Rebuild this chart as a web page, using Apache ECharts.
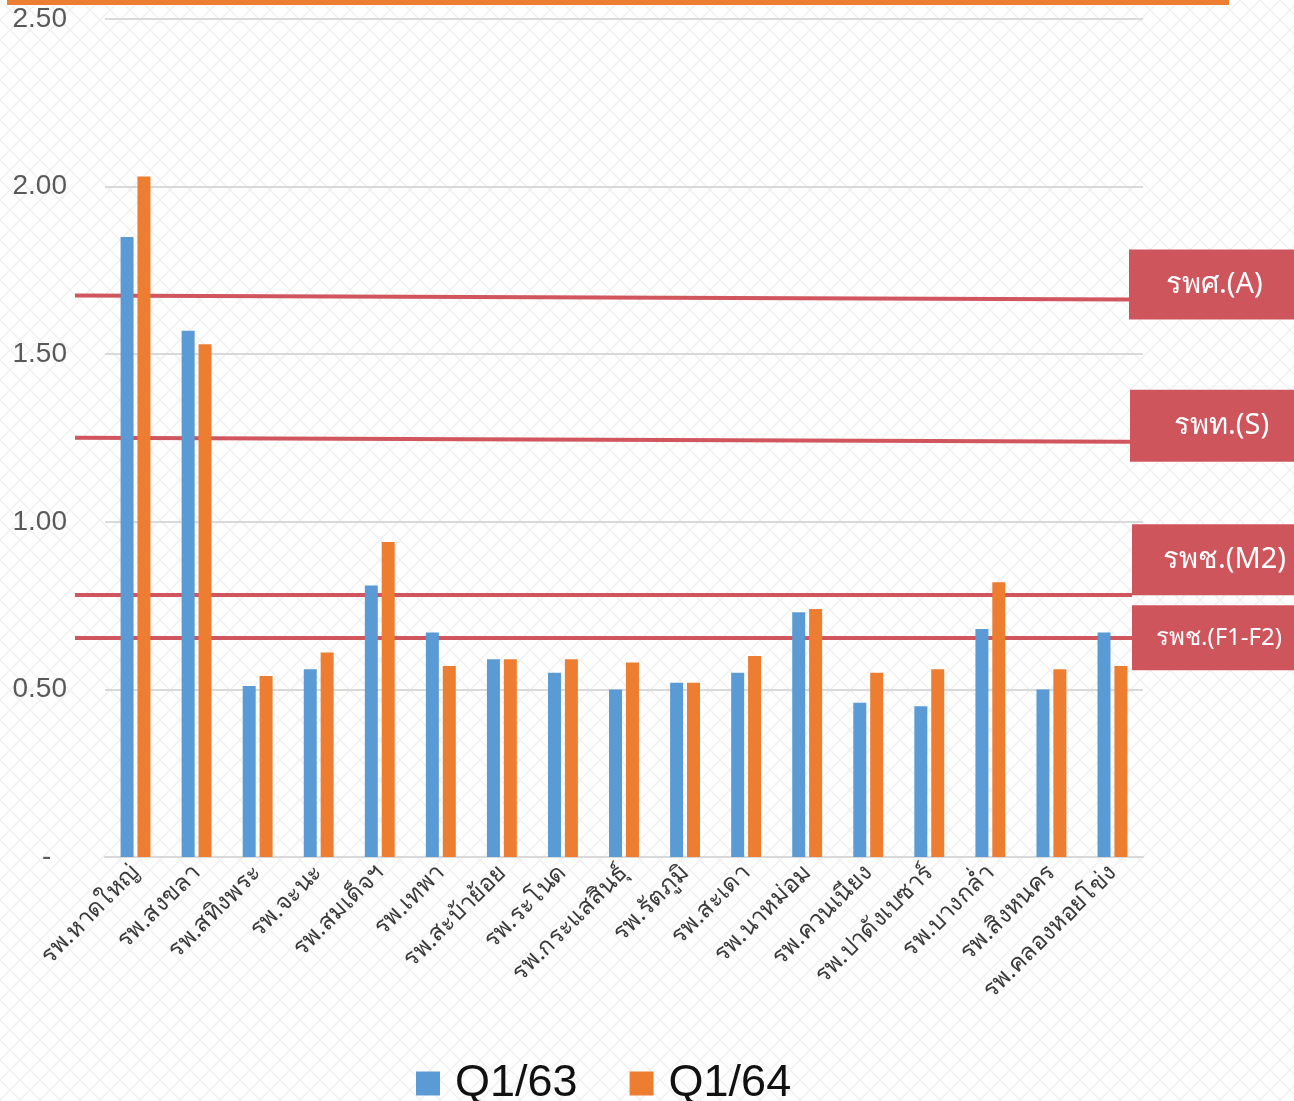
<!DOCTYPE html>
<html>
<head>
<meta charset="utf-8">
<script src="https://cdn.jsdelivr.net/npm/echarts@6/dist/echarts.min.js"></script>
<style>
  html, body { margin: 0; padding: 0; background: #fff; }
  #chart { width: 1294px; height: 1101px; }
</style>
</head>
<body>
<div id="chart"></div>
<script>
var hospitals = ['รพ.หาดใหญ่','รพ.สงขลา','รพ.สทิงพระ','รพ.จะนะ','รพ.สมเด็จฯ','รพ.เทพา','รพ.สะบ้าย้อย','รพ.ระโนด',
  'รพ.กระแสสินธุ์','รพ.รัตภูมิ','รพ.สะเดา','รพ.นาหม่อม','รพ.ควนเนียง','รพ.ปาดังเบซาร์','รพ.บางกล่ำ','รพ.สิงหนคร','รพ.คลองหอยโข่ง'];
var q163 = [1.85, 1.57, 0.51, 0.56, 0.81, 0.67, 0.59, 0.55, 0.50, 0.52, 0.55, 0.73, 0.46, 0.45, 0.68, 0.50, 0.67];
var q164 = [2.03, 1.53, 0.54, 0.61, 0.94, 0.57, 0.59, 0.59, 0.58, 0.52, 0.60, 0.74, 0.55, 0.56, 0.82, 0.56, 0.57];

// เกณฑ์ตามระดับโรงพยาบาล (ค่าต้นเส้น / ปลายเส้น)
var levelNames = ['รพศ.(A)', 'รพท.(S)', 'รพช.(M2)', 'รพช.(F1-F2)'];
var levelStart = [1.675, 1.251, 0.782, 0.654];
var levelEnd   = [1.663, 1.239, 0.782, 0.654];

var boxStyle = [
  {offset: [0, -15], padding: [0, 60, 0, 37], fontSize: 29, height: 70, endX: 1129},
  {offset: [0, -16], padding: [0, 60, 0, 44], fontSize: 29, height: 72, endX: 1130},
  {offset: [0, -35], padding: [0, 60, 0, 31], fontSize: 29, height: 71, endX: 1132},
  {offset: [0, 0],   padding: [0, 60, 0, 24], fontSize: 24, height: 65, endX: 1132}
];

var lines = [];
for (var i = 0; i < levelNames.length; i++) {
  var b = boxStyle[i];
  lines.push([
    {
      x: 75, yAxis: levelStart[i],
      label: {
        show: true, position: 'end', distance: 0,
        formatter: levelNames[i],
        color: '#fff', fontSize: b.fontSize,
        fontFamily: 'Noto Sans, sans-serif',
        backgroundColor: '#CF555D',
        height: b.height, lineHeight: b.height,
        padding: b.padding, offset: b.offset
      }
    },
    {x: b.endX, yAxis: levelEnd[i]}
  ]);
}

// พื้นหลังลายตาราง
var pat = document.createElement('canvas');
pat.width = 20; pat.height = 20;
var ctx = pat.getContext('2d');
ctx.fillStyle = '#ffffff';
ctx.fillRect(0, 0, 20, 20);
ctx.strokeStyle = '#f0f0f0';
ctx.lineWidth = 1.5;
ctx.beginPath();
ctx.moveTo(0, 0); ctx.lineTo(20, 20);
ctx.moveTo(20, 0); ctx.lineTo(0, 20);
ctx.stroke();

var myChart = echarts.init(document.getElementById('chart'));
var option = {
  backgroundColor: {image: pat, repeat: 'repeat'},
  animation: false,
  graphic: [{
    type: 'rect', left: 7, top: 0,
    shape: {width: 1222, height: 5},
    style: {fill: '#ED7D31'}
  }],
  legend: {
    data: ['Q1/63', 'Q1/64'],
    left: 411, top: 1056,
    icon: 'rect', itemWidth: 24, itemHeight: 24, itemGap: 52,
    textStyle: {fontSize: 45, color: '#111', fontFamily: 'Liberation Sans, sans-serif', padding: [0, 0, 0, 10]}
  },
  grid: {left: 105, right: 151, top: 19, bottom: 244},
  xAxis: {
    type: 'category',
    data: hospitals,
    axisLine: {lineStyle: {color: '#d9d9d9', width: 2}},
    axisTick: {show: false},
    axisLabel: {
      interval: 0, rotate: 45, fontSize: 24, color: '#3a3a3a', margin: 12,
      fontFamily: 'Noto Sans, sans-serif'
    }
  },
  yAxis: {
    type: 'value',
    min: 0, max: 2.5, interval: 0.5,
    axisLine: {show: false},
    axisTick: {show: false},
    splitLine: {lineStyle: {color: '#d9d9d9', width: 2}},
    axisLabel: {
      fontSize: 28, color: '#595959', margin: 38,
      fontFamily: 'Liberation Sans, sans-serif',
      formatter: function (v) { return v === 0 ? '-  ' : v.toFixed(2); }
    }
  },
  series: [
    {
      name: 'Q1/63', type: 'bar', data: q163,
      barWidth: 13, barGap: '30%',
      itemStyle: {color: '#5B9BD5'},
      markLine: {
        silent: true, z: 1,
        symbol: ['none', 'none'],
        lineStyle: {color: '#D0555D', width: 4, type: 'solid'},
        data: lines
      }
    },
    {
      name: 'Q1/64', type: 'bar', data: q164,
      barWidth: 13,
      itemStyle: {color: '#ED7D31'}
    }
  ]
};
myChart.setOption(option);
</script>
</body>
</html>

■ ■ ■ ■

[Given task] Only the lines from the start of the material through the line containing "0.82, 0.56, 0.57];" should be transcribed. Pictures stay out.

[Output of the exercise]
Rebuild this chart as a web page, using Apache ECharts.
<!DOCTYPE html>
<html>
<head>
<meta charset="utf-8">
<script src="https://cdn.jsdelivr.net/npm/echarts@6/dist/echarts.min.js"></script>
<style>
  html, body { margin: 0; padding: 0; background: #fff; }
  #chart { width: 1294px; height: 1101px; }
</style>
</head>
<body>
<div id="chart"></div>
<script>
var hospitals = ['รพ.หาดใหญ่','รพ.สงขลา','รพ.สทิงพระ','รพ.จะนะ','รพ.สมเด็จฯ','รพ.เทพา','รพ.สะบ้าย้อย','รพ.ระโนด',
  'รพ.กระแสสินธุ์','รพ.รัตภูมิ','รพ.สะเดา','รพ.นาหม่อม','รพ.ควนเนียง','รพ.ปาดังเบซาร์','รพ.บางกล่ำ','รพ.สิงหนคร','รพ.คลองหอยโข่ง'];
var q163 = [1.85, 1.57, 0.51, 0.56, 0.81, 0.67, 0.59, 0.55, 0.50, 0.52, 0.55, 0.73, 0.46, 0.45, 0.68, 0.50, 0.67];
var q164 = [2.03, 1.53, 0.54, 0.61, 0.94, 0.57, 0.59, 0.59, 0.58, 0.52, 0.60, 0.74, 0.55, 0.56, 0.82, 0.56, 0.57];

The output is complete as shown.